Tropical storm Alex was expected to strengthen into a hurricane yesterday, delaying BP's efforts to increase siphoning capacity at the gushing oil well in the Gulf of Mexico where some companies have evacuated workers.
Alex was forecast to move slowly away from the Yucatan Peninsula over southern Gulf waters and curl north-west away from major oil facilities to make a second landfall in northern Mexico mid-week.
It is not expected to damage oil capture systems at the BP oil spill or the company's plans to drill a pair of relief wells intended to plug the leak by August, a BP executive told reporters in Houston. But waves as high as 12 feet would delay this week's plans to hook up a third system to capture much more oil, said Kent Wells, BP executive vice-president.
As a precautionary measure, Shell Oil Co, Exxon Mobil Corp, Anadarko Petroleum Corp and Apache Corp evacuated non-essential workers from platforms near Alex's path.

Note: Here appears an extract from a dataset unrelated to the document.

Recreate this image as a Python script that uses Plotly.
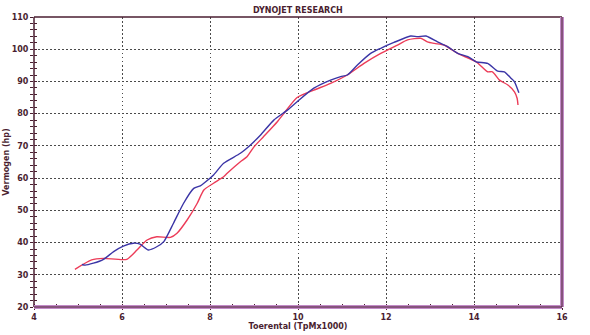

Shell also shut subsea production at the Auger and Brutus platforms at the weekend.
Traders and brokers kept a close eye on Alex, but oil prices fell toward $78 per barrel on Monday as most forecasters predicted the storm would pass south-west of major US offshore oil and gas installations in the Gulf of Mexico. At least 10 people have been killed in Central America since the weekend in accidents related to Alex.